■ Exercise requirements ■
All of the lines below are to be transcribed faithfully, with pictures excluded from the copy.

■ Source data ■
((

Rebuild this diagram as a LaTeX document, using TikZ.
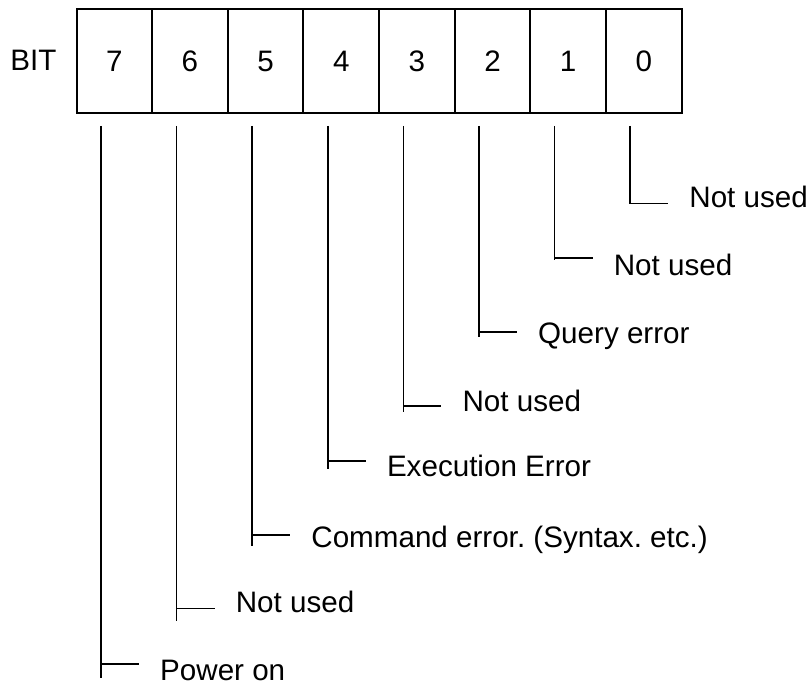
\documentclass[tikz,border=0pt]{standalone}
\usepackage{fontspec}
\setmainfont{Liberation Sans}
\frenchspacing
\begin{document}
\begin{tikzpicture}[x=1pt,y=-1pt,
  txt/.style={inner sep=0pt,font=\fontsize{29.6pt}{35pt}\selectfont},
  cellbox/.style={draw,line width=2pt,minimum width=75.65pt,minimum height=104pt,inner sep=0pt,anchor=north west},
  lead/.style={line width=1.6pt}]
\useasboundingbox (0,0) rectangle (809,687);
% BIT label
\node[txt,anchor=base] (bit) at (33.5,70.6) {BIT};
% cells
\foreach \k in {7,...,0}{
  \pgfmathsetmacro{\xl}{75.5+75.65*(7-\k)}
  \node[cellbox] (c\k) at (\xl,8) {};
  \node[txt,anchor=base] (d\k) at ([yshift=-10.6pt]c\k.center) {\k};
}
% leaders
\foreach \k/\ye/\yt/\yc/\lab in {0/204/203.5/196.6/{Not used},
  1/260/258/264.5/{Not used},
  2/337/332/332.5/{Query error},
  3/412/405.7/400.5/{Not used},
  4/469/460.7/466/{Execution Error},
  5/545.5/535/537/{Command error. (Syntax. etc.)},
  6/621/608.3/601.5/{Not used},
  7/678/664/669.5/{Power on}}{
  \pgfmathsetmacro{\xk}{101+75.6*(7-\k)}
  \coordinate (top\k) at (\xk,126);
  \coordinate (end\k) at (\xk,\ye);
  \coordinate (corner\k) at (\xk,\yt);
  \coordinate (tick\k) at (\xk+38,\yt);
  \node[txt,anchor=base west] (lab\k) at (\xk+59,\yc+10.6) {\lab};
  \draw[lead] (top\k) -- (end\k);
  \draw[lead] (corner\k) -- (tick\k);
}
\end{tikzpicture}
\end{document}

))

■ Task result ■
Rebuild this diagram as a LaTeX document, using TikZ.
\documentclass[tikz,border=0pt]{standalone}
\usepackage{fontspec}
\setmainfont{Liberation Sans}
\frenchspacing
\begin{document}
\begin{tikzpicture}[x=1pt,y=-1pt,
  txt/.style={inner sep=0pt,font=\fontsize{29.6pt}{35pt}\selectfont},
  cellbox/.style={draw,line width=2pt,minimum width=75.65pt,minimum height=104pt,inner sep=0pt,anchor=north west},
  lead/.style={line width=1.6pt}]
\useasboundingbox (0,0) rectangle (809,687);
% BIT label
\node[txt,anchor=base] (bit) at (33.5,70.6) {BIT};
% cells
\foreach \k in {7,...,0}{
  \pgfmathsetmacro{\xl}{75.5+75.65*(7-\k)}
  \node[cellbox] (c\k) at (\xl,8) {};
  \node[txt,anchor=base] (d\k) at ([yshift=-10.6pt]c\k.center) {\k};
}
% leaders
\foreach \k/\ye/\yt/\yc/\lab in {0/204/203.5/196.6/{Not used},
  1/260/258/264.5/{Not used},
  2/337/332/332.5/{Query error},
  3/412/405.7/400.5/{Not used},
  4/469/460.7/466/{Execution Error},
  5/545.5/535/537/{Command error. (Syntax. etc.)},
  6/621/608.3/601.5/{Not used},
  7/678/664/669.5/{Power on}}{
  \pgfmathsetmacro{\xk}{101+75.6*(7-\k)}
  \coordinate (top\k) at (\xk,126);
  \coordinate (end\k) at (\xk,\ye);
  \coordinate (corner\k) at (\xk,\yt);
  \coordinate (tick\k) at (\xk+38,\yt);
  \node[txt,anchor=base west] (lab\k) at (\xk+59,\yc+10.6) {\lab};
  \draw[lead] (top\k) -- (end\k);
  \draw[lead] (corner\k) -- (tick\k);
}
\end{tikzpicture}
\end{document}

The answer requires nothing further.